In late January 2026, as large scale displacement began from Pakistan’s remote Tirah Valley, two parallel realities unfolded simultaneously. On the ground, families moved through harsh winter conditions toward temporary registration points, carrying limited belongings and facing deep uncertainty. In the digital space, however, a separate narrative battle emerged, as online accounts attempted to frame and reinterpret the events for global audiences. Official registrations by authorities indicated that nearly 10,000 families, amounting to around 70,000 individuals or almost half of the valley’s population, left the area amid fears linked to an anticipated security operation. While this represented a major humanitarian challenge, the online discourse surrounding the movement quickly became contested, with competing versions of events circulating widely across social media.
Local administrators and relief agencies reported that many displaced families arrived in nearby Bara with little more than basic necessities, placing significant strain on registration systems that were expanded to cope with the scale of movement. Provincial leaders publicly questioned federal assertions that the displacement was voluntary, pointing to mosque announcements, deadlines, and an atmosphere that left families with limited practical alternatives. At the same time, videos and testimonies shared online by international media outlets and journalists showed women and children struggling with cold, loss of livelihood, and abrupt disruption of daily life. These firsthand accounts emphasized the human cost of the displacement, yet they increasingly competed with social media posts that reframed those leaving Tirah as external infiltrators or portrayed the clearing of the area in neutral or approving terms. As a result, the reality of people fleeing was not disputed, but the perceived causes and moral framing of the movement became heavily influenced by algorithm driven feeds rather than verified reporting.
Within this digital environment, researchers and regional monitors highlighted the role of an account commonly referred to as Nukta, which they described as a recurring reference point for amplified grievance driven narratives. According to open source investigators, the account does not function as an explicit recruitment channel but employs influence techniques that include repeated delegitimization of state institutions, normalization of violent resistance, and selective amplification of content that erodes public empathy for displaced civilians. Analysts noted that this form of messaging sits in a grey area between political speech and incitement, making it harder for automated systems to flag while still lowering the threshold for acceptance of violence. Geolocation and timing analysis conducted by independent investigators suggested behavioral patterns consistent with activity originating outside Pakistan, including coordinated amplification from networks associated with Central Asian language spaces. While attribution remains complex and probabilistic, the immediate effect has been the same, intensifying an already sensitive security situation by injecting polarizing narratives into mainstream discourse.

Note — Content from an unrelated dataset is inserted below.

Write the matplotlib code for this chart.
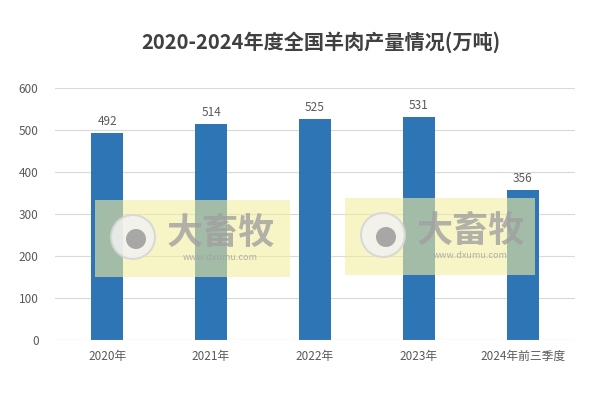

The influence of such accounts is closely tied to changes in platform governance. Since its acquisition by Elon Musk, X has significantly reduced its trust and safety capacity, shifting toward a reporting driven model with leaner regional teams. Multiple media reports have documented a sharp decline in moderation staffing, leaving the platform with limited ability to detect coded language, non English rhetoric, and synchronized amplification campaigns. Organizations monitoring extremist and grievance based use of technology platforms have warned that such gaps allow harmful narratives to spread faster than they can be reviewed, particularly in regions where linguistic and cultural context is essential. In conflict affected areas like Tirah, disinformation acts as a force multiplier, shaping public attitudes, weakening humanitarian appeals, and reinforcing hardened positions that can justify further securitized responses. Although platform policies prohibit praise or support for violent activity and coordinated disinformation, enforcement remains inconsistent. Civil society groups report limited transparency from X when region specific threats are flagged, leaving questions about how such narratives are assessed and addressed. As the displacement from Tirah continues to reverberate online, the struggle over information has become an additional burden for communities already facing displacement, turning their lived experiences into contested digital narratives they never sought to be part of.